Auswirkung der Risikominderungsmaßnahmen
-
weniger Gift in der
Umwelt.
-
Bekämpfung ist mit mehr
Aufwand verbunden für die Mitarbeiter aber weniger gesundheitsbelastend. Das
bisherige Fachpersonal muss neu geschult werden. Zudem wird die Dokumentation
immer wichtiger.
-
Biozid-freie Methoden
treten in den Vordergrund.
Möglichkeiten
hier neben grundsätzlichen Präventivmaßnahmen, wie keine Essensreste in die
Kanalisation eintragen sind:
-
Erschlagen der
Schadnager mit Bolzenschussapparaten, welche in die Kanalisation eingebracht
werden – funktioniert in Dimensionen DN 100 – 300. Vorteil hier weiterhin durch
eine spezielle Überwachungssoftware kann der Erfolg elektronisch dokumentiert
werden.
-
Weiterhin vergiften der
Schadnager aber mit Köderboxen und nicht frei verlegten Ködern. Box ist ohne
Einstieg in den Schacht einsetzbar. Vorteil hier weiterhin durch eine spezielle
Überwachungssoftware kann der Erfolg elektronisch dokumentiert werden. Keine
Bindung an einen Rohrdurchmesser.
Beide Systeme bedingen weniger
Schachtöffnungen und damit einen erhöhten Arbeitsschutz (Ex-Schutz Zone 1)
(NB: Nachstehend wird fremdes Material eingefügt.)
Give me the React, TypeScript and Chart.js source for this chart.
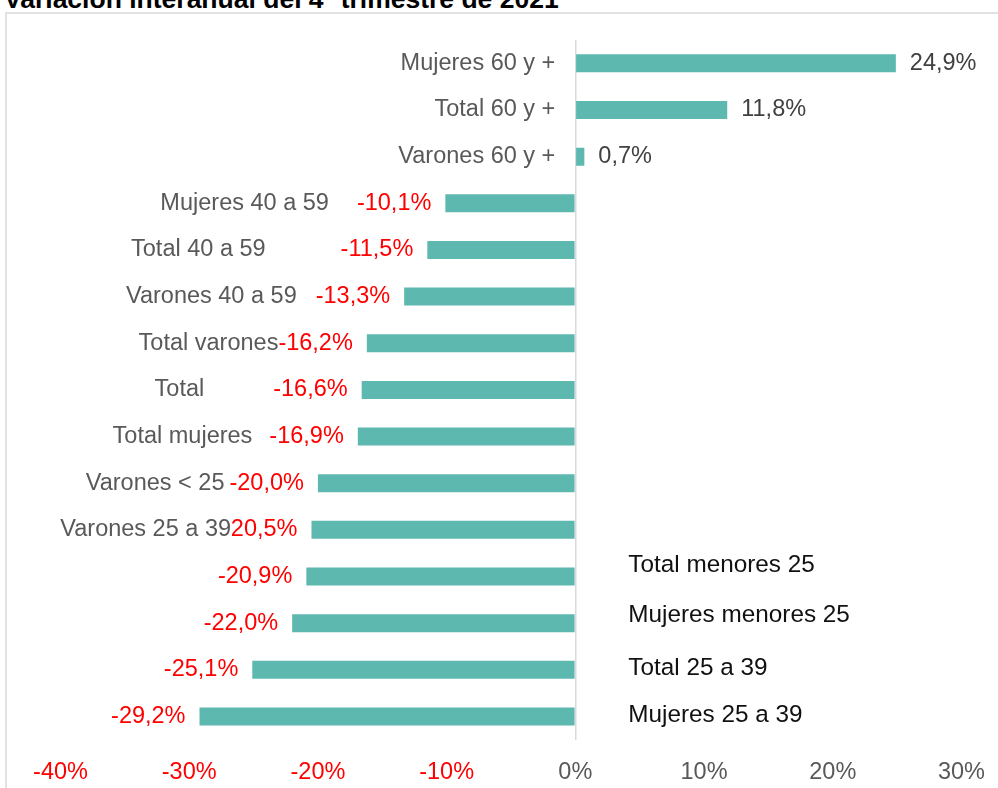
import React, { useEffect, useRef } from 'react';
import { Chart, registerables } from 'chart.js';

Chart.register(...registerables);

const titleText = 'Variación interanual del 4º trimestre de 2021';

const categories = [
  'Mujeres 60 y +',
  'Total 60 y +',
  'Varones 60 y +',
  'Mujeres 40 a 59',
  'Total 40 a 59',
  'Varones 40 a 59',
  'Total varones',
  'Total',
  'Total mujeres',
  'Varones < 25',
  'Varones 25 a 39',
  'Total menores 25',
  'Mujeres menores 25',
  'Total 25 a 39',
  'Mujeres 25 a 39',
];

const values = [24.9, 11.8, 0.7, -10.1, -11.5, -13.3, -16.2, -16.6, -16.9, -20.0, -20.5, -20.9, -22.0, -25.1, -29.2];

const xMin = -40;
const xMax = 30;
const xStep = 10;

// Placement of the category names (layout only): next to the axis, left of the value label, or in the right side box
const labelLayout = [
  { place: 'axis', gap: 20, dy: 0 },
  { place: 'axis', gap: 20, dy: 0 },
  { place: 'axis', gap: 20, dy: 0 },
  { place: 'value', gap: 28, dy: 0 },
  { place: 'value', gap: 75, dy: 0 },
  { place: 'value', gap: 19, dy: 0 },
  { place: 'value', gap: 0, dy: 0 },
  { place: 'value', gap: 69, dy: 0 },
  { place: 'value', gap: 17, dy: 0 },
  { place: 'value', gap: 5, dy: 0 },
  { place: 'value', gap: -8, dy: 0 },
  { place: 'right', gap: 53, dy: -11 },
  { place: 'right', gap: 53, dy: -8 },
  { place: 'right', gap: 53, dy: -2 },
  { place: 'right', gap: 53, dy: -1 },
];

const FONT_FAMILY = '"Liberation Sans", Arial, sans-serif';
const FONT_SIZE = 23.5;
const RIGHT_FONT_SIZE = 24.3;
const BAR_COLOR = '#5DB8B0';

const fmt = (v: number) => v.toFixed(1).replace('.', ',') + '%';

const labelsPlugin = {
  id: 'barLabels',
  afterDatasetsDraw(chart: any) {
    const ctx = chart.ctx as CanvasRenderingContext2D;
    const meta = chart.getDatasetMeta(0);
    const zeroX = chart.scales.x.getPixelForValue(0);
    ctx.save();
    ctx.textBaseline = 'middle';
    meta.data.forEach((el: any, i: number) => {
      ctx.font = `${FONT_SIZE}px ${FONT_FAMILY}`;
      const v = values[i];
      const txt = fmt(v);
      const w = ctx.measureText(txt).width;
      let valLeft: number;
      if (v >= 0) {
        ctx.textAlign = 'left';
        ctx.fillStyle = '#404040';
        ctx.fillText(txt, el.x + 14, el.y);
        valLeft = el.x + 14;
      } else {
        ctx.textAlign = 'right';
        ctx.fillStyle = '#FF0000';
        ctx.fillText(txt, el.x - 14, el.y);
        valLeft = el.x - 14 - w;
      }
      const lay = labelLayout[i];
      const name = categories[i];
      if (lay.place === 'right') ctx.font = `${RIGHT_FONT_SIZE}px ${FONT_FAMILY}`;
      const nw = ctx.measureText(name).width;
      let left: number;
      if (lay.place === 'axis') left = zeroX - lay.gap - nw;
      else if (lay.place === 'value') left = valLeft - lay.gap - nw;
      else left = zeroX + lay.gap;
      const y = el.y + lay.dy;
      if (lay.place === 'value') {
        ctx.fillStyle = '#ffffff';
        ctx.fillRect(left, y - 12, nw, 24);
      }
      ctx.textAlign = 'left';
      ctx.fillStyle = lay.place === 'right' ? '#111111' : '#595959';
      ctx.fillText(name, left, y);
    });
    ctx.restore();
  },
};

export default function App() {
  const canvasRef = useRef<HTMLCanvasElement | null>(null);

  useEffect(() => {
    if (!canvasRef.current) return;
    Chart.defaults.font.family = FONT_FAMILY;
    const chart = new Chart(canvasRef.current, {
      type: 'bar',
      data: {
        labels: categories,
        datasets: [
          {
            data: values,
            backgroundColor: BAR_COLOR,
            borderWidth: 0,
            barPercentage: 0.386,
            categoryPercentage: 1,
          },
        ],
      },
      options: {
        indexAxis: 'y',
        animation: false,
        responsive: false,
        devicePixelRatio: 1,
        layout: { padding: { left: 60.5, right: 20, top: 40, bottom: 0 } },
        plugins: { legend: { display: false }, tooltip: { enabled: false }, title: { display: false } },
        scales: {
          x: {
            min: xMin,
            max: xMax,
            border: { display: false },
            grid: {
              drawTicks: false,
              lineWidth: 1.5,
              color: (c: any) => (c.tick && c.tick.value === 0 ? '#d9d9d9' : 'rgba(0,0,0,0)'),
            },
            ticks: {
              stepSize: xStep,
              padding: 19,
              font: { size: FONT_SIZE, family: FONT_FAMILY },
              color: (c: any) => (c.tick && c.tick.value < 0 ? '#FF0000' : '#595959'),
              callback: (v: any) => `${v}%`,
            },
          },
          y: { display: false },
        },
      },
      plugins: [labelsPlugin],
    });
    return () => chart.destroy();
  }, []);

  return (
    <div style={{ position: 'absolute', left: 0, top: 0, width: 998, height: 788, overflow: 'hidden', background: '#ffffff' }}>
      <div
        style={{
          position: 'absolute',
          left: 5,
          top: 12,
          width: 1100,
          height: 900,
          border: '2px solid #e2e2e2',
          boxSizing: 'border-box',
        }}
      />
      <div
        style={{
          position: 'absolute',
          left: 4,
          top: -14,
          font: `bold 26.5px ${FONT_FAMILY}`,
          lineHeight: '26.5px',
          whiteSpace: 'nowrap',
          color: '#000',
        }}
      >
        {titleText}
      </div>
      <canvas ref={canvasRef} width={1004} height={806} style={{ position: 'absolute', left: 0, top: 0 }} />
    </div>
  );
}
Beide Varianten ermöglichen eine
rechtssichere Umsetzung des durch das WHG geforderten „Stands der Technik“.
Es wird seitens der Verwaltung vorgeschlagen,
dass beide Systemanbieter ihr Produkt dem Gremium vorstellen, um hier eine
Entscheidung für das weitere Vorgehen unter dem Blickwinkel des jeweiligen
Produktes fällen zu können. Grundsätzlich erfüllen beide Systeme eine
biozidfreie Schädlingsbekämpfung und eine entsprechende Dokumentation selbiger.
Beschluss:
Der Gemeinderat befasst sich mit der Thematik und wird beide Hersteller zu einer der nächsten Sitzungen einladen, um ihre Produkte vorzustellen. Danach kann eine Entscheidung getroffen werden.